• **DATA SECTION**:
+ + + + +

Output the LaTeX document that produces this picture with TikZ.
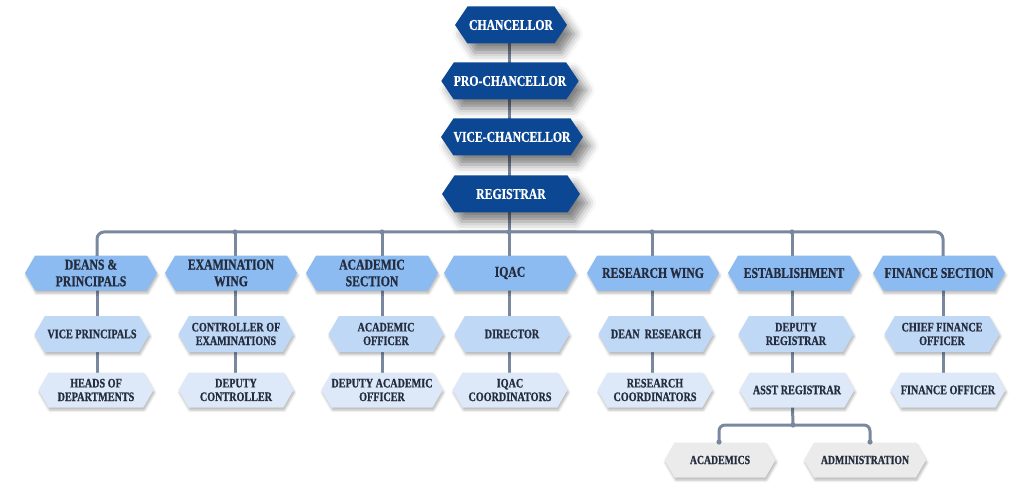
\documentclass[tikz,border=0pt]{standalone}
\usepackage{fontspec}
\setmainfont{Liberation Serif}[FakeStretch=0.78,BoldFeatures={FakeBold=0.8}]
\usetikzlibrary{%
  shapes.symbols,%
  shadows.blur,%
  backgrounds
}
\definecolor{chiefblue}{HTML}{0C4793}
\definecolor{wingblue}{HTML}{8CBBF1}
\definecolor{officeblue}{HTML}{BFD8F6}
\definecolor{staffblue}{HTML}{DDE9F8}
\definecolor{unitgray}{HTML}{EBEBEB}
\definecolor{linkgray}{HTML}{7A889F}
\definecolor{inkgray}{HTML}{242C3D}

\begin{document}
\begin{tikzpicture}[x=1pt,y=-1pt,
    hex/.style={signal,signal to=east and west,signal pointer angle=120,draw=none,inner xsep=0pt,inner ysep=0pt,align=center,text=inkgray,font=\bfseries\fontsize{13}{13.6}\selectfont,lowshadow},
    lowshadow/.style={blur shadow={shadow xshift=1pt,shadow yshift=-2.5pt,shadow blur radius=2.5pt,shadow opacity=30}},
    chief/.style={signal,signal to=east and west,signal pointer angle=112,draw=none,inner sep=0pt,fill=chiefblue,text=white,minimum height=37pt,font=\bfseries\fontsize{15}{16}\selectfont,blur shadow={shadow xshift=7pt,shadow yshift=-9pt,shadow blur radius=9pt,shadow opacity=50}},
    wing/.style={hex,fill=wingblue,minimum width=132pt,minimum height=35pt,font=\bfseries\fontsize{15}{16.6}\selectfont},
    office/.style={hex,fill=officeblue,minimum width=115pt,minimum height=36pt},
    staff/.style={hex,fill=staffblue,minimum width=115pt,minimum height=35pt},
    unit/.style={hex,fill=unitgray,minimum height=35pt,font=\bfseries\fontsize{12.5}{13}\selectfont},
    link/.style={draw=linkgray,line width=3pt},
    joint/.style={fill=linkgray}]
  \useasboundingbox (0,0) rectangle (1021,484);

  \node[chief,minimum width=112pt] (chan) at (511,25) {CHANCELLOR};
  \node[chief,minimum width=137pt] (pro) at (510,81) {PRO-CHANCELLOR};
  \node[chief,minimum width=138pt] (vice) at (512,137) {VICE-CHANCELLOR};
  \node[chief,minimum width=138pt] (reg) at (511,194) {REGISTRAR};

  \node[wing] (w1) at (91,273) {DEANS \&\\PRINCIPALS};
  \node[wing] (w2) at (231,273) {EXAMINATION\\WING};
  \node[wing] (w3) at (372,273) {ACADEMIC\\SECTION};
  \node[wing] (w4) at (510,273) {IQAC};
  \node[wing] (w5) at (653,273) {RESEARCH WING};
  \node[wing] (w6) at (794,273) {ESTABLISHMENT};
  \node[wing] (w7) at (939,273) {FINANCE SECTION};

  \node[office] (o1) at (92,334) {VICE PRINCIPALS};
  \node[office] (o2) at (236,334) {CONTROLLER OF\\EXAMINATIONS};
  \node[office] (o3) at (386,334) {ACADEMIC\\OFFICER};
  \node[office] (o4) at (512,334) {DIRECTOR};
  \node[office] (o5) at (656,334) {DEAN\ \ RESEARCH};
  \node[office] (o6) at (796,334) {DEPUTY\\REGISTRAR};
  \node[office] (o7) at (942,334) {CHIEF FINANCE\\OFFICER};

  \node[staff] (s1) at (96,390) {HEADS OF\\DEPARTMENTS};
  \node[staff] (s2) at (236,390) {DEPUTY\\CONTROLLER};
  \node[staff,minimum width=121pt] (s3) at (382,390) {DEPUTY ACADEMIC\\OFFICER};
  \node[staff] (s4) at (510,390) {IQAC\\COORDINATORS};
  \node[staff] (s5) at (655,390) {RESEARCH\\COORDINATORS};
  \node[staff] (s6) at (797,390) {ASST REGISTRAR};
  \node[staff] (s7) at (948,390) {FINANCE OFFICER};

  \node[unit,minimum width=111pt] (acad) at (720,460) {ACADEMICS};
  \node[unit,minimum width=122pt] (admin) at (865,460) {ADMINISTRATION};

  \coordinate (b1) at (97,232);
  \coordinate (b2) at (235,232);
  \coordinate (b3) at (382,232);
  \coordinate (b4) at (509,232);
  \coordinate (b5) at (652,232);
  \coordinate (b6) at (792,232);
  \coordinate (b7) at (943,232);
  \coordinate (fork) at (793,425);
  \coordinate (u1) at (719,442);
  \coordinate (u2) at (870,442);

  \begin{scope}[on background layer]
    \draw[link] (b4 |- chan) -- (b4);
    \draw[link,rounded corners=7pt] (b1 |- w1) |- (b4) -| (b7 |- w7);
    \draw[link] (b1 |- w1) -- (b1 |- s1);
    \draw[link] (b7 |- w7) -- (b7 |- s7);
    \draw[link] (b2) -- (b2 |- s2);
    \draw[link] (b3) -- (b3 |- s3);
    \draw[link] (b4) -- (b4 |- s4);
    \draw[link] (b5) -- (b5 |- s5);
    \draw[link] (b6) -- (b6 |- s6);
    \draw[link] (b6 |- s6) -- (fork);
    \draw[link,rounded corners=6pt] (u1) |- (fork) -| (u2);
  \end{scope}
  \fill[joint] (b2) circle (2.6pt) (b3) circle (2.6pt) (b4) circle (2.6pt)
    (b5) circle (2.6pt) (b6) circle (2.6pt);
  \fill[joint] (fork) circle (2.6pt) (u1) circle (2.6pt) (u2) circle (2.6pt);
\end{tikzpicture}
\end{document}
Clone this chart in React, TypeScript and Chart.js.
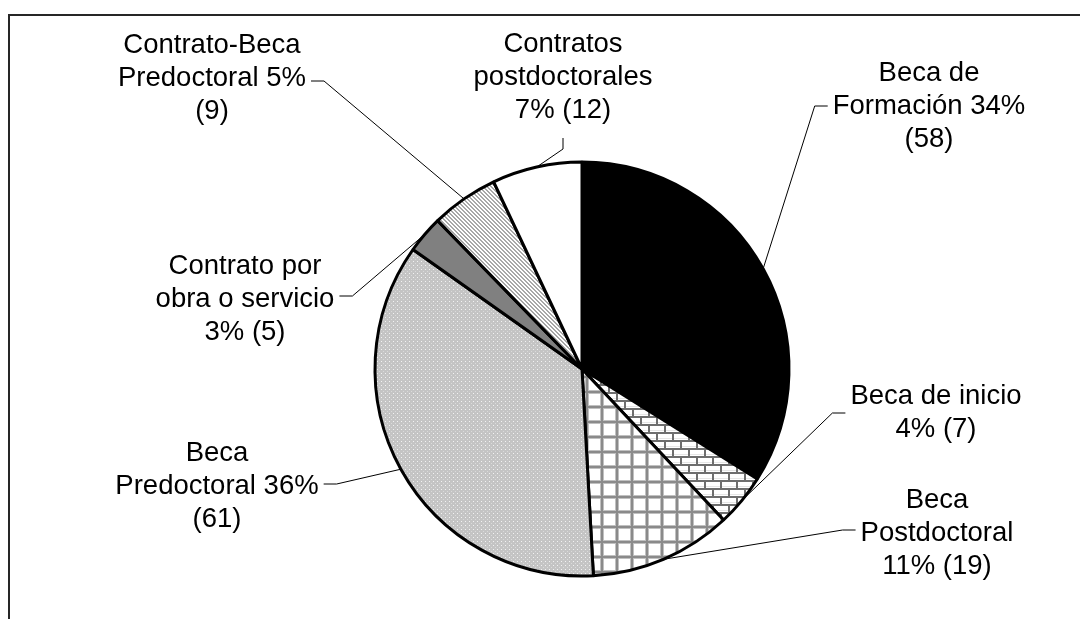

+ + + + +

• **GOAL**:
Copy every record above exactly, leaving out any pictures.

• **RESULT**:
Output the LaTeX document that produces this picture with TikZ.
\documentclass[tikz,border=0pt]{standalone}
\usepackage{fontspec}
\setmainfont{Liberation Serif}[FakeStretch=0.78,BoldFeatures={FakeBold=0.8}]
\usetikzlibrary{%
  shapes.symbols,%
  shadows.blur,%
  backgrounds
}
\definecolor{chiefblue}{HTML}{0C4793}
\definecolor{wingblue}{HTML}{8CBBF1}
\definecolor{officeblue}{HTML}{BFD8F6}
\definecolor{staffblue}{HTML}{DDE9F8}
\definecolor{unitgray}{HTML}{EBEBEB}
\definecolor{linkgray}{HTML}{7A889F}
\definecolor{inkgray}{HTML}{242C3D}

\begin{document}
\begin{tikzpicture}[x=1pt,y=-1pt,
    hex/.style={signal,signal to=east and west,signal pointer angle=120,draw=none,inner xsep=0pt,inner ysep=0pt,align=center,text=inkgray,font=\bfseries\fontsize{13}{13.6}\selectfont,lowshadow},
    lowshadow/.style={blur shadow={shadow xshift=1pt,shadow yshift=-2.5pt,shadow blur radius=2.5pt,shadow opacity=30}},
    chief/.style={signal,signal to=east and west,signal pointer angle=112,draw=none,inner sep=0pt,fill=chiefblue,text=white,minimum height=37pt,font=\bfseries\fontsize{15}{16}\selectfont,blur shadow={shadow xshift=7pt,shadow yshift=-9pt,shadow blur radius=9pt,shadow opacity=50}},
    wing/.style={hex,fill=wingblue,minimum width=132pt,minimum height=35pt,font=\bfseries\fontsize{15}{16.6}\selectfont},
    office/.style={hex,fill=officeblue,minimum width=115pt,minimum height=36pt},
    staff/.style={hex,fill=staffblue,minimum width=115pt,minimum height=35pt},
    unit/.style={hex,fill=unitgray,minimum height=35pt,font=\bfseries\fontsize{12.5}{13}\selectfont},
    link/.style={draw=linkgray,line width=3pt},
    joint/.style={fill=linkgray}]
  \useasboundingbox (0,0) rectangle (1021,484);

  \node[chief,minimum width=112pt] (chan) at (511,25) {CHANCELLOR};
  \node[chief,minimum width=137pt] (pro) at (510,81) {PRO-CHANCELLOR};
  \node[chief,minimum width=138pt] (vice) at (512,137) {VICE-CHANCELLOR};
  \node[chief,minimum width=138pt] (reg) at (511,194) {REGISTRAR};

  \node[wing] (w1) at (91,273) {DEANS \&\\PRINCIPALS};
  \node[wing] (w2) at (231,273) {EXAMINATION\\WING};
  \node[wing] (w3) at (372,273) {ACADEMIC\\SECTION};
  \node[wing] (w4) at (510,273) {IQAC};
  \node[wing] (w5) at (653,273) {RESEARCH WING};
  \node[wing] (w6) at (794,273) {ESTABLISHMENT};
  \node[wing] (w7) at (939,273) {FINANCE SECTION};

  \node[office] (o1) at (92,334) {VICE PRINCIPALS};
  \node[office] (o2) at (236,334) {CONTROLLER OF\\EXAMINATIONS};
  \node[office] (o3) at (386,334) {ACADEMIC\\OFFICER};
  \node[office] (o4) at (512,334) {DIRECTOR};
  \node[office] (o5) at (656,334) {DEAN\ \ RESEARCH};
  \node[office] (o6) at (796,334) {DEPUTY\\REGISTRAR};
  \node[office] (o7) at (942,334) {CHIEF FINANCE\\OFFICER};

  \node[staff] (s1) at (96,390) {HEADS OF\\DEPARTMENTS};
  \node[staff] (s2) at (236,390) {DEPUTY\\CONTROLLER};
  \node[staff,minimum width=121pt] (s3) at (382,390) {DEPUTY ACADEMIC\\OFFICER};
  \node[staff] (s4) at (510,390) {IQAC\\COORDINATORS};
  \node[staff] (s5) at (655,390) {RESEARCH\\COORDINATORS};
  \node[staff] (s6) at (797,390) {ASST REGISTRAR};
  \node[staff] (s7) at (948,390) {FINANCE OFFICER};

  \node[unit,minimum width=111pt] (acad) at (720,460) {ACADEMICS};
  \node[unit,minimum width=122pt] (admin) at (865,460) {ADMINISTRATION};

  \coordinate (b1) at (97,232);
  \coordinate (b2) at (235,232);
  \coordinate (b3) at (382,232);
  \coordinate (b4) at (509,232);
  \coordinate (b5) at (652,232);
  \coordinate (b6) at (792,232);
  \coordinate (b7) at (943,232);
  \coordinate (fork) at (793,425);
  \coordinate (u1) at (719,442);
  \coordinate (u2) at (870,442);

  \begin{scope}[on background layer]
    \draw[link] (b4 |- chan) -- (b4);
    \draw[link,rounded corners=7pt] (b1 |- w1) |- (b4) -| (b7 |- w7);
    \draw[link] (b1 |- w1) -- (b1 |- s1);
    \draw[link] (b7 |- w7) -- (b7 |- s7);
    \draw[link] (b2) -- (b2 |- s2);
    \draw[link] (b3) -- (b3 |- s3);
    \draw[link] (b4) -- (b4 |- s4);
    \draw[link] (b5) -- (b5 |- s5);
    \draw[link] (b6) -- (b6 |- s6);
    \draw[link] (b6 |- s6) -- (fork);
    \draw[link,rounded corners=6pt] (u1) |- (fork) -| (u2);
  \end{scope}
  \fill[joint] (b2) circle (2.6pt) (b3) circle (2.6pt) (b4) circle (2.6pt)
    (b5) circle (2.6pt) (b6) circle (2.6pt);
  \fill[joint] (fork) circle (2.6pt) (u1) circle (2.6pt) (u2) circle (2.6pt);
\end{tikzpicture}
\end{document}
Clone this chart in React, TypeScript and Chart.js.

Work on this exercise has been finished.